Mas essa maior ou menor determinação ou determinabilidade do conteúdo dos direitos, como base de distinção, deve ser relativizada, desde logo porque deve ser sempre possível apurar o lugar, a projecção e o sentido essencial de quaisquer direitos dentro do sistema e, depois, porque há graus diferentes quer nos direitos, liberdades e garantias quer nos direitos sociais. É o que pode ver‑se à face de alguns preceitos da Constituição portuguesa.

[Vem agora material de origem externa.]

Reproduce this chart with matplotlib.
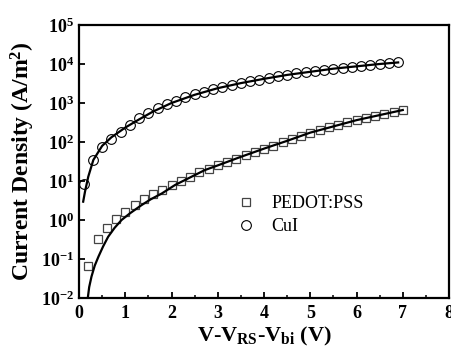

Há direitos, liberdades e garantias que não possuem ou só possuem em pequeno grau a característica de determinabilidade constitucional. É o que sucede com o direito à identidade genética (art. 26.º, n.º 3), com o direito à objecção de consciência (art. 41.º, n.º 6), com o direito de manifestação (art. 44.º, n.º 2), com o direito de autogestão (art. 61.º, n.º5), com o direito de participação de trabalhadores na gestão das unidades de produção do sector público (art. 89.º), com o direito de participação dos administrados nos procedimentos administrativos (art. 267.º, n.º 5) e, de certo modo, com o direito a indemnização em caso de responsabilidade civil das entidades públicas (art. 22.º), com o direito de acção popular (art. 52.º, n.º3) e com o direito à segurança no emprego (art. 53.º).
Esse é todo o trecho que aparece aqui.